Prostate Cymru celebrates 20 years and urges ‘this isn’t an old man’s disease’

As Prostate Cymru celebrates its 20th anniversary this week, Welsh artist and charity ambassador Nathan Wyburn is set to unveil a specially commissioned piece of artwork.

The piece – to be revealed at National Museum Wales Cardiff – is designed to celebrate the charity’s 20-year history, raise awareness and to reinforce the message that it is not an “old man’s disease”. Made up of small images, sent in by those who have been diagnosed with prostate cancer, those working on the frontline to improve services for men in Wales and those who have raised vital funds, the artwork highlights the risk of developing prostate cancer rises rapidly after the age of 50.
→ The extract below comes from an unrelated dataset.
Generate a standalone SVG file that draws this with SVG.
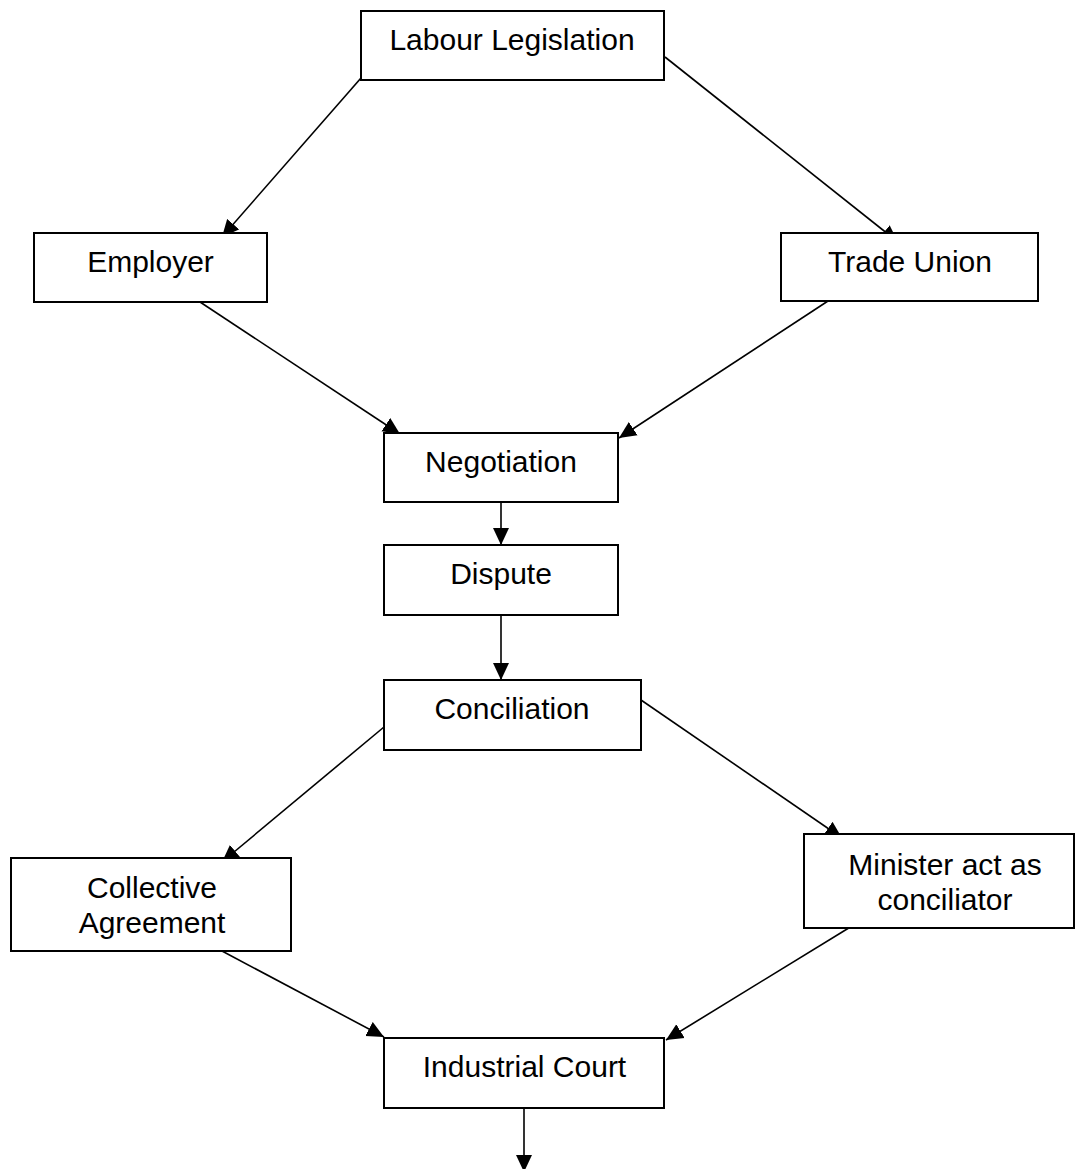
<svg xmlns="http://www.w3.org/2000/svg" width="1075" height="1169" viewBox="0 0 1075 1169">
<style>
.box{fill:#fff;stroke:#000;stroke-width:2}
.t{font-family:"Liberation Sans",Arial,sans-serif;font-size:30px;fill:#000;text-anchor:middle}
.c{stroke:#000;stroke-width:1.6;fill:none;marker-end:url(#ah)}
</style>
<defs>
<marker id="ah" markerUnits="userSpaceOnUse" markerWidth="18" markerHeight="17" refX="17" refY="8" orient="auto" viewBox="0 0 18 16">
<path d="M0,0 L17,8 L0,16 z" fill="#000"/>
</marker>
</defs>
<rect width="1075" height="1169" fill="#fff"/>
<g id="connectors">
<line class="c" x1="361" y1="78" x2="222" y2="237"/>
<line class="c" x1="665" y1="57" x2="898" y2="242"/>
<line class="c" x1="197" y1="300" x2="400" y2="434"/>
<line class="c" x1="828" y1="301" x2="619" y2="438"/>
<line class="c" x1="501" y1="503" x2="501" y2="545"/>
<line class="c" x1="501" y1="615" x2="501" y2="680"/>
<line class="c" x1="384" y1="727" x2="222" y2="862"/>
<line class="c" x1="641" y1="700" x2="842" y2="838"/>
<line class="c" x1="222" y1="951" x2="384" y2="1037"/>
<line class="c" x1="852" y1="926" x2="666" y2="1040"/>
<line class="c" x1="524" y1="1103" x2="524" y2="1172"/>
</g>
<g id="labour"><rect class="box" x="361" y="11" width="303" height="69"/><text class="t" x="512" y="50">Labour Legislation</text></g>
<g id="employer"><rect class="box" x="34" y="233" width="233" height="69"/><text class="t" x="150.5" y="272">Employer</text></g>
<g id="union"><rect class="box" x="781" y="233" width="257" height="68"/><text class="t" x="910" y="272">Trade Union</text></g>
<g id="negotiation"><rect class="box" x="384" y="433" width="234" height="69"/><text class="t" x="501" y="472">Negotiation</text></g>
<g id="dispute"><rect class="box" x="384" y="545" width="234" height="70"/><text class="t" x="501" y="584">Dispute</text></g>
<g id="conciliation"><rect class="box" x="384" y="680" width="257" height="70"/><text class="t" x="512" y="719">Conciliation</text></g>
<g id="collective"><rect class="box" x="11" y="858" width="280" height="93"/><text class="t" x="152" y="898">Collective</text><text class="t" x="152" y="933">Agreement</text></g>
<g id="minister"><rect class="box" x="804" y="834" width="270" height="94"/><text class="t" x="945" y="875">Minister act as</text><text class="t" x="945" y="910">conciliator</text></g>
<g id="court"><rect class="box" x="384" y="1038" width="280" height="70"/><text class="t" x="524.5" y="1077">Industrial Court</text></g>
</svg>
Wyburn, Prostate Cymru Ambassador explained:

“I’m really excited to be part of this project. Learning more about the facts relating to prostate health has been a real eye opener. Every 45 minutes a man in the UK dies of prostate cancer, so it is likely that, at some point, I and others will know someone affected.”

“The piece I’ve created has been made up of hundreds of photos, many sent in by the public that have been affected by prostate cancer in Wales or have worked with the charity. It will symbolise promise and what has been achieved over the last 20 years but also reinforces the message that this isn’t an old man’s disease. From the age of 50, men need to go to their GP and get tested.”
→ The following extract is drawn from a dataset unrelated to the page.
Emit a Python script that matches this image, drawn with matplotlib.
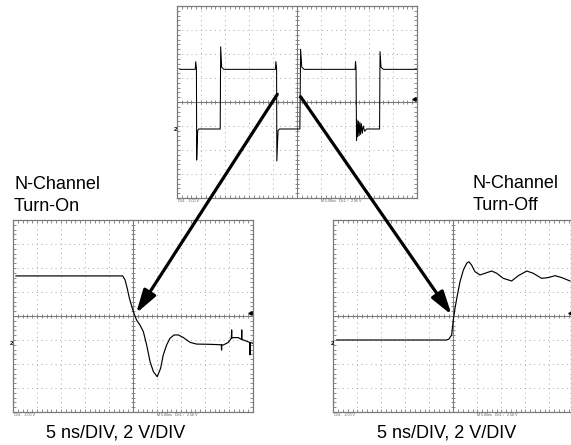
import numpy as np
import matplotlib.pyplot as plt
from matplotlib.patches import ConnectionPatch

plt.rcParams['font.family'] = ['Liberation Sans', 'DejaVu Sans']

top_t = [0.12, 0.76, 0.78, 0.81, 0.82, 0.86, 0.9, 1.8, 1.82, 1.86, 1.95,
         4.1, 4.12, 4.15, 4.16, 4.21, 4.27, 5.12, 5.15, 5.2, 5.3,
         7.42, 7.44, 7.46, 7.48, 7.5, 7.53, 7.56, 7.59, 7.62, 7.65, 7.68,
         7.72, 7.76, 7.82, 7.9, 8.44, 8.46, 8.5, 8.6, 10.0]
top_v = [1.36, 1.36, 1.68, 1.4, -2.42, -1.2, -1.125, -1.125, 2.3, 1.45, 1.36,
         1.36, 1.68, 1.4, -2.46, -1.2, -1.125, -1.125, 2.2, 1.45, 1.36,
         1.36, 1.68, 1.4, -1.6, -0.75, -1.45, -0.8, -1.4, -0.85, -1.35, -0.9,
         -1.3, -1.0, -1.22, -1.125, -1.125, 2.1, 1.45, 1.36, 1.36]

on_t = [0.12, 4.57, 4.67, 4.76, 4.85, 4.95, 5.04, 5.15, 5.29, 5.43, 5.57,
        5.71, 5.85, 6.01, 6.15, 6.26, 6.4, 6.54, 6.71, 6.89, 7.1, 7.38,
        7.65, 8.21, 8.68, 8.69, 8.7, 8.76, 8.97, 9.1, 9.11, 9.12, 9.18,
        9.39, 9.52, 9.53, 9.54, 9.6, 9.86, 9.875, 9.89, 10.0]
on_v = [1.67, 1.67, 1.5, 1.15, 0.74, 0.39, 0.11, -0.17, -0.375, -0.65, -1.21,
        -1.9, -2.32, -2.53, -2.18, -1.625, -1.21, -0.93, -0.79, -0.79, -0.9, -1.1,
        -1.17, -1.18, -1.2, -1.42, -1.2, -1.21, -1.1, -0.92, -0.58, -0.92, -0.9,
        -0.9, -0.98, -0.58, -0.98, -1.0, -1.1, -1.62, -1.1, -1.14]

off_t = [0.14, 4.72, 4.82, 4.93, 5.0, 5.07, 5.17, 5.28, 5.42, 5.56, 5.65,
         5.76, 5.9, 6.11, 6.32, 6.6, 6.81, 7.08, 7.43, 7.71, 8.06, 8.33,
         8.68, 8.96, 9.24, 9.52, 9.86]
off_v = [-1.0, -1.0, -0.96, -0.79, -0.17, 0.32, 0.875, 1.43, 1.92, 2.2, 2.26,
         2.125, 1.85, 1.71, 1.78, 1.875, 1.78, 1.57, 1.46, 1.68, 1.875, 1.78,
         1.57, 1.6, 1.68, 1.6, 1.46]

lbl_on = ['N-Channel', 'Turn-On']
lbl_off = ['N-Channel', 'Turn-Off']
scale_txt = '5 ns/DIV, 2 V/DIV'

W, H = 571, 445
fig = plt.figure(figsize=(W / 100, H / 100), dpi=100)

grid_c = '#a8a8a8'
frame_c = '#7a7a7a'


def screen(x0, y0):
    # x0, y0 = top left corner of the graticule in pixels, 24 px per division
    ax = fig.add_axes([x0 / W, 1 - (y0 + 192) / H, 240 / W, 192 / H])
    ax.set_xlim(0, 10)
    ax.set_ylim(-4, 4)
    for sp in ax.spines.values():
        sp.set_color(frame_c)
        sp.set_linewidth(0.9)
    ax.set_xticks(np.arange(0, 10.01, 0.2))
    ax.set_yticks(np.arange(-4, 4.01, 0.2))
    ax.tick_params(direction='in', length=2, width=0.6, color=frame_c,
                   labelbottom=False, labelleft=False, top=True, right=True)
    for i in range(1, 10):
        if i != 5:
            ax.axvline(i, color=grid_c, lw=0.7, ls=(0, (1, 3.8)))
    for j in range(-3, 4):
        if j != 0:
            ax.axhline(j, color=grid_c, lw=0.7, ls=(0, (1, 3.8)))
    ax.axvline(5, color=frame_c, lw=0.8)
    ax.axhline(0, color=frame_c, lw=0.8)
    tk = np.arange(0.2, 10, 0.2)
    ax.plot(tk, np.zeros_like(tk), ls='none', marker='|', ms=3.2, mew=0.6, color=frame_c)
    tk = np.arange(-3.8, 4, 0.2)
    ax.plot(np.full_like(tk, 5), tk, ls='none', marker='_', ms=3.2, mew=0.6, color=frame_c)
    # channel / trigger markers and the tiny status line
    ax.text(-0.05, -1.16, '2', fontsize=4.5, fontweight='bold', ha='center', va='center', clip_on=False)
    ax.plot([9.86], [0.14], marker='<', ms=2.5, color='black', clip_on=False)
    ax.text(0.05, -4.06, 'Ch1    2.00 V', fontsize=2.6, color='#555555', va='top')
    ax.text(6.0, -4.06, 'M 5.00ns   Ch1  \u2215   2.56 V', fontsize=2.6, color='#555555', va='top')
    return ax


ax_top = screen(177, 6)
ax_top.plot(top_t, top_v, color='black', lw=0.75)

ax_on = screen(13, 220)
ax_on.plot(on_t, on_v, color='black', lw=0.85)

ax_off = screen(333.3, 220)
ax_off.plot(off_t, off_v, color='black', lw=0.85)

# arrows from the full cycle down to the zoomed edges
for xa, xb, axb in [((4.18, 0.32), (5.13, 0.11), ax_on), ((5.15, 0.22), (4.93, 0.05), ax_off)]:
    con = ConnectionPatch(xyA=xa, coordsA='data', axesA=ax_top,
                          xyB=xb, coordsB='data', axesB=axb,
                          arrowstyle='-|>,head_length=1.4,head_width=0.42',
                          mutation_scale=10, lw=2.3, color='black', shrinkA=0, shrinkB=0)
    con.set_zorder(5)
    fig.add_artist(con)

fs = 13
fig.text(14 / W, 1 - 189 / H, lbl_on[0], fontsize=fs, va='baseline')
fig.text(14 / W, 1 - 211 / H, lbl_on[1], fontsize=fs, va='baseline')
fig.text(472.5 / W, 1 - 188 / H, lbl_off[0], fontsize=fs, va='baseline')
fig.text(472.5 / W, 1 - 210 / H, lbl_off[1], fontsize=fs, va='baseline')
fig.text(116 / W, 1 - 437.5 / H, scale_txt, fontsize=fs, ha='center', va='baseline')
fig.text(447 / W, 1 - 437.5 / H, scale_txt, fontsize=fs, ha='center', va='baseline')

fig.savefig('out.png', dpi=100)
Significant work has been achieved since the charity was set up in 2003. Following a petition from Prostate Cymru, the Welsh Government agreed to fund the £2.5 million Da Vinci robot through its Health Technology fund and with assistance from Cardiff University. Prostate Cymru has funded the training of surgeons in the use of the equipment which has helped hundreds of patients since it was installed in 2014.

But Tina Tew, CEO of Prostate Cymru, says there is much more to do:

“Prostate cancer is still the most common cancer in men in Wales with one in eight men developing it. And there is still this misconception that this disease only affects old men and it simply isn’t the case. We need more men to understand their risk and get themselves tested, particularly as prostate cancer doesn’t usually show any symptoms in its early stages. If you’re at higher risk, which includes all men over the age of 50, we urge you to speak to your GP and get tested.”
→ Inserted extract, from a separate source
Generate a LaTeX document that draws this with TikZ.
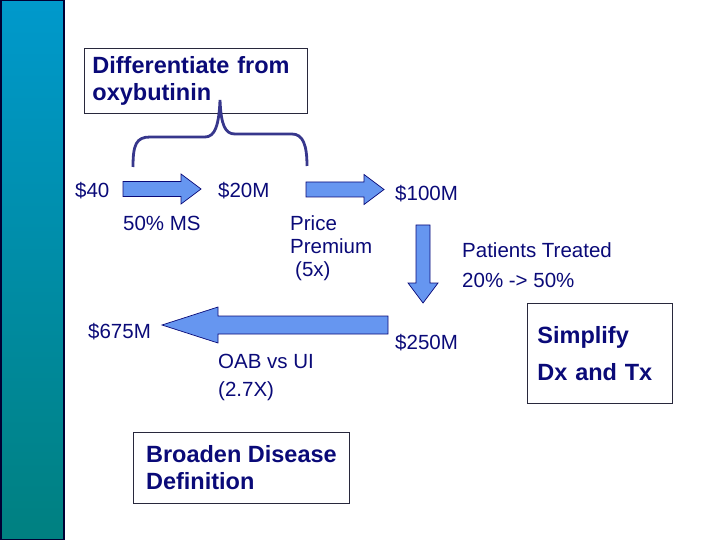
\documentclass[tikz,border=0pt]{standalone}
\usepackage{fontspec}
\setmainfont{Liberation Sans}
\usetikzlibrary{positioning}
\definecolor{navytext}{RGB}{10, 10, 120}
\definecolor{arrowfill}{RGB}{102, 150, 240}
\definecolor{bracecol}{RGB}{55, 55, 140}
\definecolor{bartop}{RGB}{0, 153, 204}
\definecolor{barbottom}{RGB}{0, 128, 128}
\definecolor{boxline}{RGB}{40, 40, 60}

\begin{document}
\begin{tikzpicture}[x=1pt, y=-1pt,
    lbl/.style={anchor=base west, inner sep=0pt, text=navytext, align=left, font=\fontsize{20.5}{24}\selectfont},
    goalbox/.style={draw=boxline, line width=0.8pt, text=navytext, align=left, anchor=north west, inner ysep=0pt, font=\bfseries\fontsize{23.5}{27}\selectfont},
    fatarrow/.style={fill=arrowfill, draw=navytext, line width=0.7pt, line join=miter}]
        \useasboundingbox (0,0) rectangle (720,540);

        % Side bar
        \shade[top color=bartop, bottom color=barbottom] (0,0) rectangle (64,540);
        \draw[line width=1.5pt, color=black!80!blue] (0.75,0.75) rectangle (64,539.25);

        % Goal boxes
        \node[goalbox, text width=207pt, inner xsep=8pt, minimum height=65pt] (diff) at (84,48) {Differentiate from\\oxybutinin};
        \node[goalbox, text width=125pt, inner xsep=10pt, minimum height=100pt, font=\bfseries\fontsize{23.5}{37}\selectfont] (simp) at (527,303) {Simplify\\Dx and Tx};
        \node[goalbox, minimum width=216pt, minimum height=71pt] (broad) at (133,432) {Broaden Disease\\Definition};

        % Brace under the first box
        \draw[bracecol, line width=2.8pt] (133,167) .. controls (133,145) and (136,137) .. (150,137) -- (205,137)
            .. controls (215,137) and (219,125) .. (220,100)
            .. controls (221,125) and (225,134) .. (235,134) -- (292,134)
            .. controls (303,134) and (307,145) .. (307,166);

        % Block arrows to the right
        \foreach \xa/\xh/\xb/\yc in {123/181/201/189, 306/364/384/189.5} {
            \draw[fatarrow] (\xa,\yc-7.5) -- (\xh,\yc-7.5) -- (\xh,\yc-15) -- (\xb,\yc) -- (\xh,\yc+15) -- (\xh,\yc+7.5) -- (\xa,\yc+7.5) -- cycle;
        }
        % Block arrow down
        \draw[fatarrow] (416,225) -- (430,225) -- (430,283) -- (438,283) -- (423,303) -- (408,283) -- (416,283) -- cycle;
        % Block arrow to the left
        \draw[fatarrow] (388,316) -- (218,316) -- (218,307) -- (162,325) -- (218,343) -- (218,334) -- (388,334) -- cycle;

        % Values
        \node[lbl] (v40) at (75,198) {\$40};
        \node[lbl] (v20) at (218,198) {\$20M};
        \node[lbl] (v100) at (395,201) {\$100M};
        \node[lbl] (v250) at (395,349) {\$250M};
        \node[lbl] (v675) at (88,338) {\$675M};

        % Drivers (base = last line)
        \node[lbl] (share) at (123,230) {50\% MS};
        \node[lbl, font=\fontsize{20.5}{23}\selectfont] (price) at (290,276) {Price\\Premium\\\hspace*{5pt}(5x)};
        \node[lbl, font=\fontsize{20.5}{29}\selectfont] (treated) at (462,287) {Patients Treated\\20\% -> 50\%};
        \node[lbl, font=\fontsize{20.5}{28}\selectfont] (oab) at (218,396) {OAB vs UI\\(2.7X)};
\end{tikzpicture}
\end{document}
In celebrating the landmark, Prostate Cymru has also revealed future plans which include a new outreach programme. A mobile vehicle, manned by specialist cancer nurses, will be on hand to provide support and advice. The charity is also keen to open the conversation with high-risk groups including Afro-Caribbean communities in which the risk of developing prostate cancer rises significantly to one in four men.

Chris Jones, former weather presenter for S4C, was 53 when he was diagnosed with early- stage prostate cancer:

“I was diagnosed with an enlarged prostate in 2015 after having symptoms like urinating frequently and with urgency, weak flow and I had blood in the urine too and several water retention episodes. I had my prostate cancer diagnosis three years later in 2018 – it’s now actively monitored with regular PSA tests and MRI scans and I tell my story because I want to do what I can to encourage others to go and get a test. We need men to be more proactive and to spread the word to others as prostate cancer is the biggest cancer death in men.”

Ian Booth from Porthcawl was also diagnosed with early-stage prostate cancer.  A fit golfer and at the age of 56, it came as a complete shock. It is now 12 months since his surgery and he is keen to raise awareness among men in middle age:

“To go and get tested just takes a few minutes out of your life – but it could save your life. I had absolutely no symptoms and went to the GP about something totally unrelated and I ended up discovering I had cancer. I am a relatively fit guy and, as my best mate has said, ‘If Boothy can get it, we all could.’”

To further celebrate its 20 years anniversary, Prostate Cymru is also shining a light on the disease by lighting up castles across Wales in blue on 15 May.